──────── STORED RECORDS ────────

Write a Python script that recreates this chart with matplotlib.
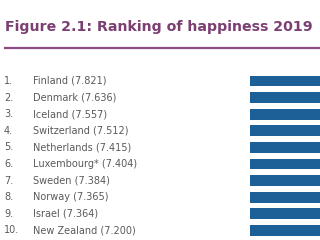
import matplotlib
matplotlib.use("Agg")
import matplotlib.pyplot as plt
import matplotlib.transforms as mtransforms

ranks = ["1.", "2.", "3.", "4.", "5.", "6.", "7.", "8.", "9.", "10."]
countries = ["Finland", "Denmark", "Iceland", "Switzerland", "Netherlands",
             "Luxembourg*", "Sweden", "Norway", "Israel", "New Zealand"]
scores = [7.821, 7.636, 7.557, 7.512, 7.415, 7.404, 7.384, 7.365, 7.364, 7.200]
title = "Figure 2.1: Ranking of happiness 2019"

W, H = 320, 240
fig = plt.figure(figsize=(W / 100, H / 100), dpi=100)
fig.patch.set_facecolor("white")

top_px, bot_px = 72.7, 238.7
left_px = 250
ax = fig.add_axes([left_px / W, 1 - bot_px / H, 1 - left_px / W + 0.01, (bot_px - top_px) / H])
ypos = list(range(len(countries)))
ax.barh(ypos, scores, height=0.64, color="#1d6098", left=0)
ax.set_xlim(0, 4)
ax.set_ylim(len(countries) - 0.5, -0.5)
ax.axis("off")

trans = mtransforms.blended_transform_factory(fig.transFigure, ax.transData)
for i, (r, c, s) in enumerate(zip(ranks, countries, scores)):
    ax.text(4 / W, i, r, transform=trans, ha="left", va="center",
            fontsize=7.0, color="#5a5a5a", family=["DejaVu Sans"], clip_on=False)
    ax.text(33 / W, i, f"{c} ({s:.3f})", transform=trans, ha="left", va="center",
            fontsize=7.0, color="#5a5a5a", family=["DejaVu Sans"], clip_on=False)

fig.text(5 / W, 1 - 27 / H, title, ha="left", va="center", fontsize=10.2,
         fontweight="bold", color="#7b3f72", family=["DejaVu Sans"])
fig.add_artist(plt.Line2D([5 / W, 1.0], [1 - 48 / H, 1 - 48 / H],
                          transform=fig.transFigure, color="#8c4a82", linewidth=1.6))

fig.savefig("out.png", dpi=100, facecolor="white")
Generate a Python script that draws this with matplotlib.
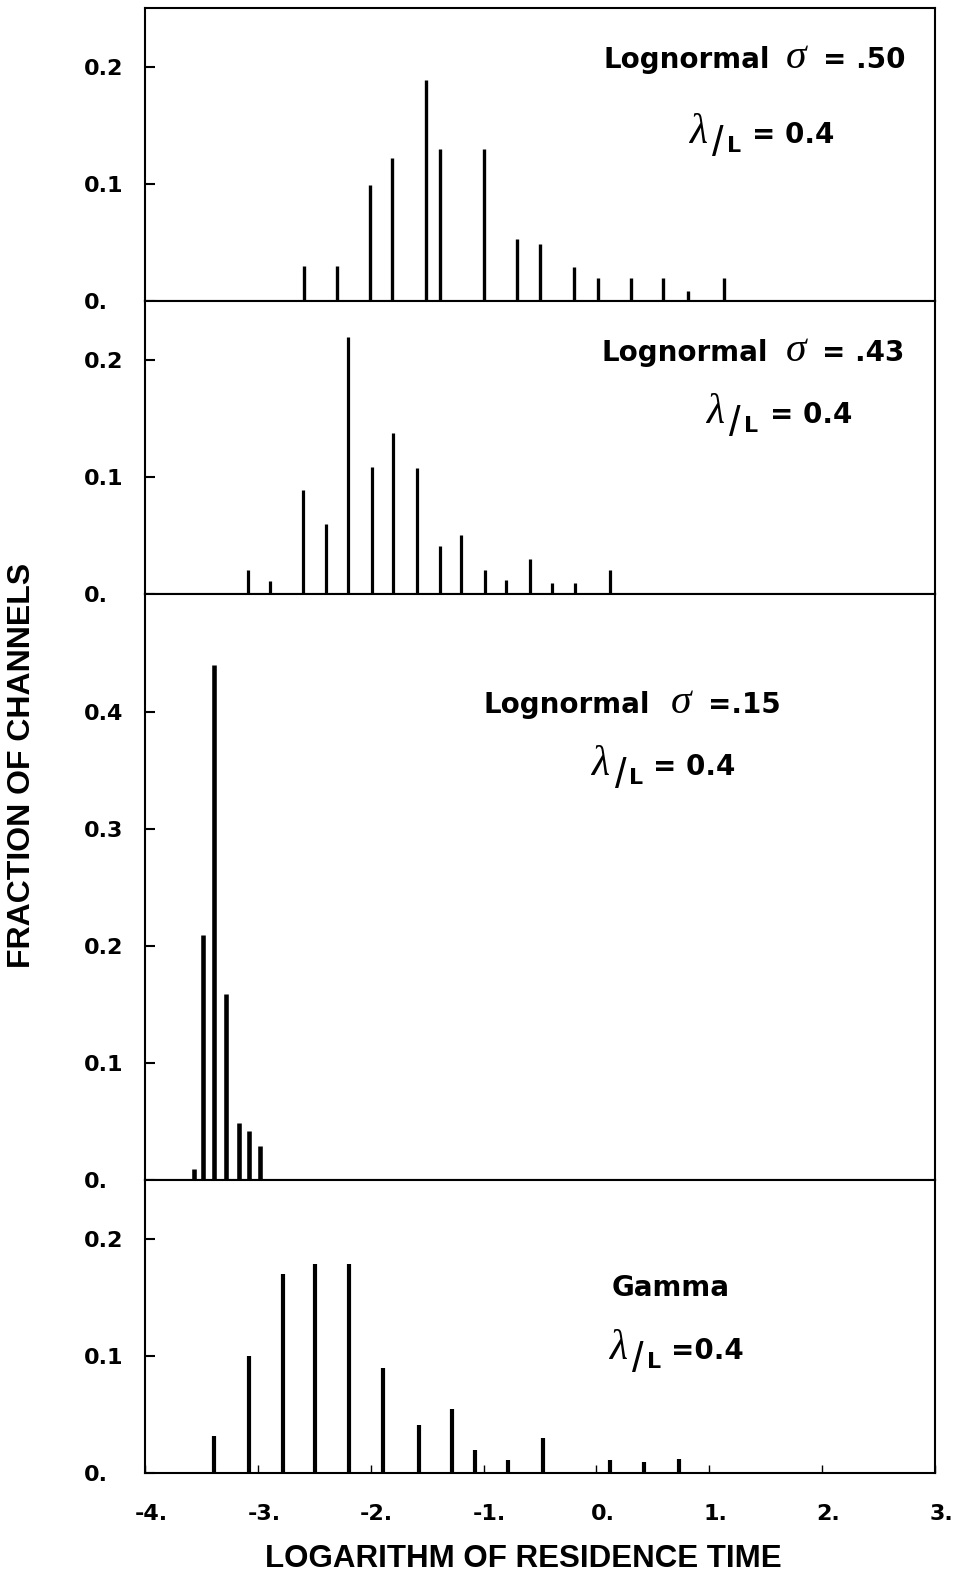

────────

[WRITTEN PROBLEM]
Scan the material above. Extract every line in which the word "with" occurs.

[COMPLETE OUTPUT]
Write a Python script that recreates this chart with matplotlib.
Generate a Python script that draws this with matplotlib.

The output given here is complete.